Sex and the Culture Divide

In Red Sex, Blue Sex, New Yorker writer Margaret Talbot explores the differences in teen pregnancy and attitudes toward sex in “blue” and “red” states. What’s fascinating about the article is that it highlights a real schism between those who claim to care the most about “family values” (the latter) and those who achieve the best outcomes for families (the former).
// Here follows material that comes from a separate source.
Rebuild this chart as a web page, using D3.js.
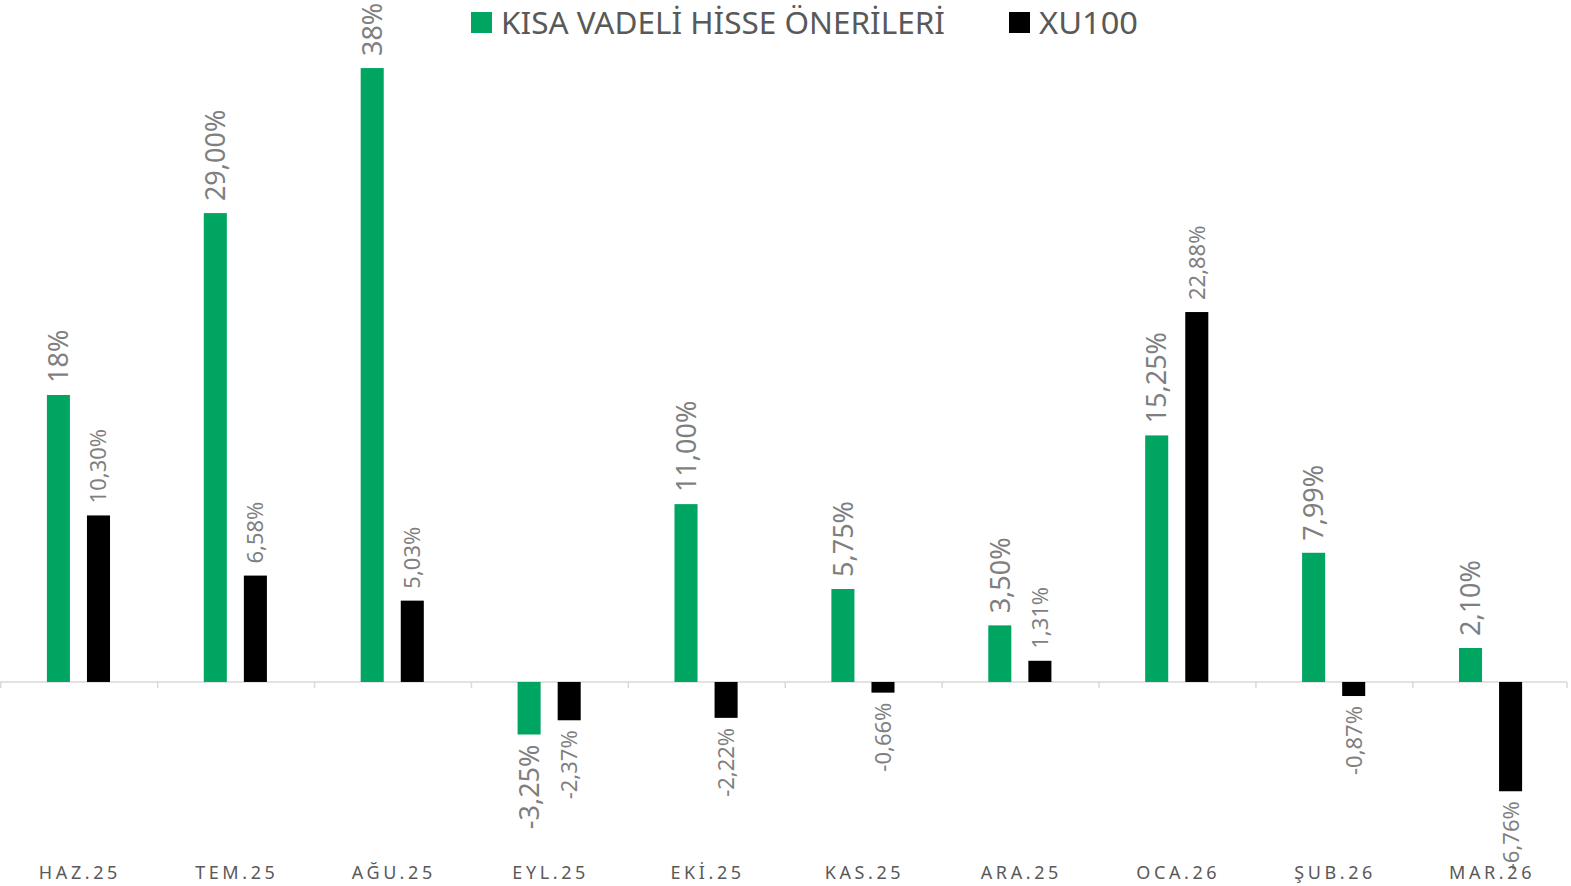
<!DOCTYPE html>
<html>
<head>
<meta charset="utf-8">
<script src="https://cdn.jsdelivr.net/npm/d3@7"></script>
<style>
  body { margin: 0; background: #fff; }
  svg { display: block; font-family: "Noto Sans", "Open Sans", sans-serif; }
</style>
</head>
<body>
<svg width="1571" height="886"></svg>
<script>
// veriler
const months = ["HAZ.25", "TEM.25", "AĞU.25", "EYL.25", "EKİ.25", "KAS.25", "ARA.25", "OCA.26", "ŞUB.26", "MAR.26"];
const oneriValues = [17.75, 29.00, 37.97, -3.25, 11.00, 5.75, 3.50, 15.25, 7.99, 2.10];
const oneriLabels = ["18%", "29,00%", "38%", "-3,25%", "11,00%", "5,75%", "3,50%", "15,25%", "7,99%", "2,10%"];
const xuValues = [10.30, 6.58, 5.03, -2.37, -2.22, -0.66, 1.31, 22.88, -0.87, -6.76];
const xuLabels = ["10,30%", "6,58%", "5,03%", "-2,37%", "-2,22%", "-0,66%", "1,31%", "22,88%", "-0,87%", "-6,76%"];
const seriesNames = ["KISA VADELİ HİSSE ÖNERİLERİ", "XU100"];
const colors = ["#00a562", "#000000"];

const svg = d3.select("svg");
const area = { width: 1571, height: 886, left: 0, right: 1569 };

// ölçekler
const scX = d3.scaleBand()
   .domain(months)
   .range([area.left, area.right]);

const scSub = d3.scaleBand()
   .domain([0, 1])
   .range([0, scX.bandwidth()])
   .paddingInner(0.425)
   .paddingOuter(1.17);

const scY = d3.scaleLinear()
   .domain([-12.62, 42.18])
   .range([886, 0]);

// sıfır çizgisi ve tikler
const y0 = scY(0);
svg.append("line")
   .attr("x1", area.left).attr("x2", area.right - 2)
   .attr("y1", y0).attr("y2", y0)
   .attr("stroke", "#d9d9d9").attr("stroke-width", 1.5);

svg.selectAll(".tick")
   .data(d3.range(months.length + 1))
   .enter()
   .append("line")
   .attr("x1", i => Math.min(area.left + i * scX.step() + 0.75, area.right - 2))
   .attr("x2", i => Math.min(area.left + i * scX.step() + 0.75, area.right - 2))
   .attr("y1", y0).attr("y2", y0 + 6)
   .attr("stroke", "#d9d9d9").attr("stroke-width", 1.5);

// çubuklar
const series = [
   { values: oneriValues, labels: oneriLabels, size: 27 },
   { values: xuValues, labels: xuLabels, size: 22 }
];

series.forEach((s, k) => {
   const rows = months.map((m, i) => ({ m: m, v: s.values[i], t: s.labels[i] }));
   svg.append("g").selectAll("rect")
      .data(rows)
      .enter()
      .append("rect")
      .attr("x", d => scX(d.m) + scSub(k))
      .attr("width", scSub.bandwidth())
      .attr("y", d => Math.min(scY(d.v), y0))
      .attr("height", d => Math.abs(scY(d.v) - y0))
      .attr("fill", colors[k]);

   svg.append("g").selectAll("text")
      .data(rows)
      .enter()
      .append("text")
      .attr("transform", d => {
         const cx = scX(d.m) + scSub(k) + scSub.bandwidth() / 2;
         const cy = d.v >= 0 ? scY(d.v) - 12 : scY(d.v) + 10;
         return `translate(${cx}, ${cy}) rotate(-90)`;
      })
      .attr("text-anchor", d => d.v >= 0 ? "start" : "end")
      .attr("dy", "0.36em")
      .attr("fill", "#7f7f7f")
      .style("font-size", s.size + "px")
      .text(d => d.t);
});

// ay etiketleri
svg.append("g").selectAll("text")
   .data(months)
   .enter()
   .append("text")
   .attr("x", d => scX(d) + scX.bandwidth() / 2 + 1.5)
   .attr("y", 879)
   .attr("text-anchor", "middle")
   .attr("fill", "#595959")
   .style("font-size", "18px")
   .style("letter-spacing", "3.6px")
   .text(d => d);

// lejant
const legend = [
   { x: 471, tx: 501, len: 444 },
   { x: 1009, tx: 1039, len: 99 }
];
legend.forEach((l, k) => {
   svg.append("rect")
      .attr("x", l.x).attr("y", 12)
      .attr("width", 21).attr("height", 21)
      .attr("fill", colors[k]);
   svg.append("text")
      .attr("x", l.tx).attr("y", 34)
      .attr("fill", "#595959")
      .attr("textLength", l.len)
      .attr("lengthAdjust", "spacingAndGlyphs")
      .style("font-size", "31px")
      .text(seriesNames[k]);
});
</script>
</body>
</html>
Among the stats and anecdotes recounted, Talbot highlights the following:

In 2004, the states with the highest divorce rates were Nevada, Arkansas, Wyoming, Idaho, and West Virginia (all red states in the 2004 election); those with the lowest were Illinois, Massachusetts, Iowa, Minnesota, and New Jersey. The highest teen-pregnancy rates were in Nevada, Arizona, Mississippi, New Mexico, and Texas (all red); the lowest were in North Dakota, Vermont, New Hampshire, Minnesota, and Maine (blue except for North Dakota). “The ‘blue states’ of the Northeast and Mid-Atlantic have lower teen birthrates, higher use of abortion, and lower percentages of teen births within marriage,” [family-law scholars] Cahn and Carbone observe.
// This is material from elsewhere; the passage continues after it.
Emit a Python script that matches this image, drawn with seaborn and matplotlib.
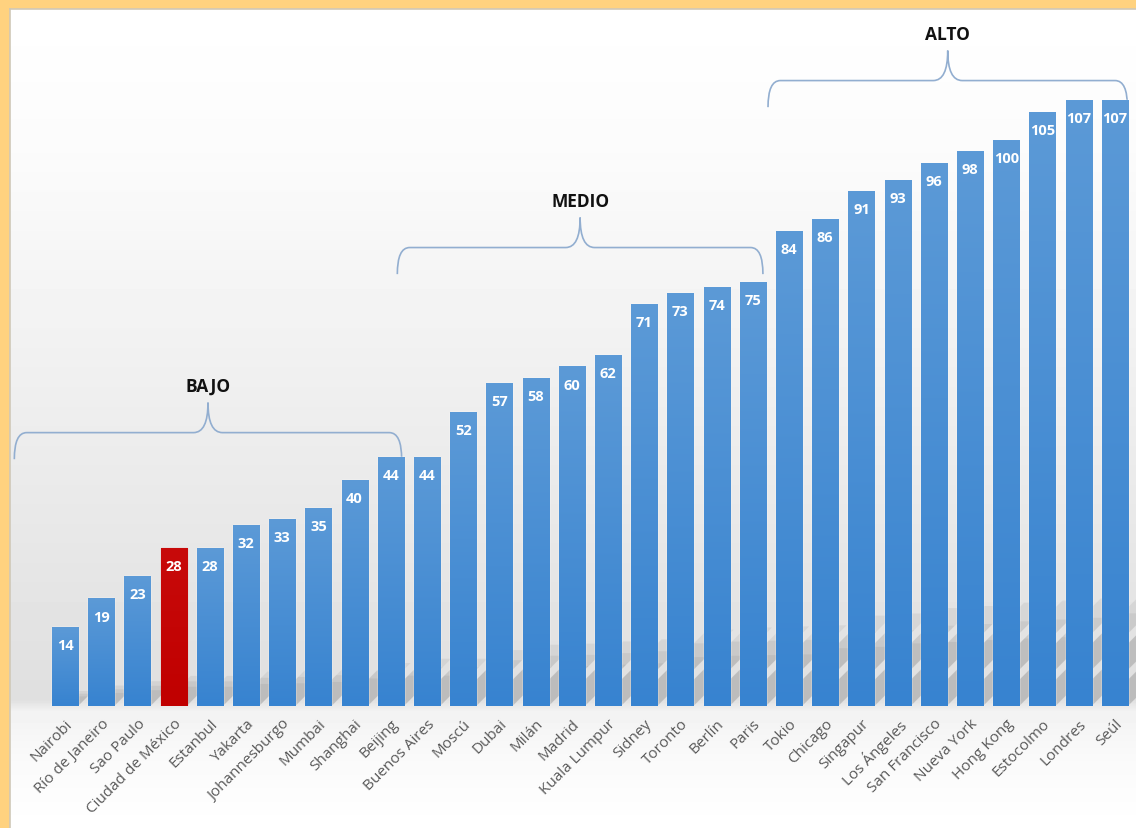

The tempting takeaway is to say, “These people are nuts, and that’s why I don’t live in Oklahoma.” But Talbot is careful to temper holier-than-thou-ism against the holier-than-thous by pointing out that the issue is muddled by poverty and lack of resources. On the whole, though, the article offers a damning indictment of the abstinence-only industry.

In closing, she offers a heartening case for liberal values offering an edifice for healthy kids and marriages:

Evangelicals are very good at articulating their sexual ideals, but they have little practical advice for their young followers. Social liberals, meanwhile, are not very good at articulating values on marriage and teen sexuality—indeed, they may feel that it’s unseemly or judgmental to do so. But in fact the new middle-class morality is squarely pro-family. Maybe these choices weren’t originally about values—maybe they were about maximizing education and careers—yet the result is a more stable family system. Not only do couples who marry later stay married longer; children born to older couples fare better on a variety of measures, including educational attainment, regardless of their parents’ economic circumstances. The new middle-class culture of intensive parenting has ridiculous aspects, but it’s pretty successful at turning out productive, emotionally resilient young adults. And its intensity may be one reason that teen-agers from close families see child-rearing as a project for which they’re not yet ready. For too long, the conventional wisdom has been that social conservatives are the upholders of family values, whereas liberals are the proponents of a polymorphous selfishness. This isn’t true, and, every once in a while, liberals might point that out.

Why, it almost makes a social liberal want to say, “Amen!”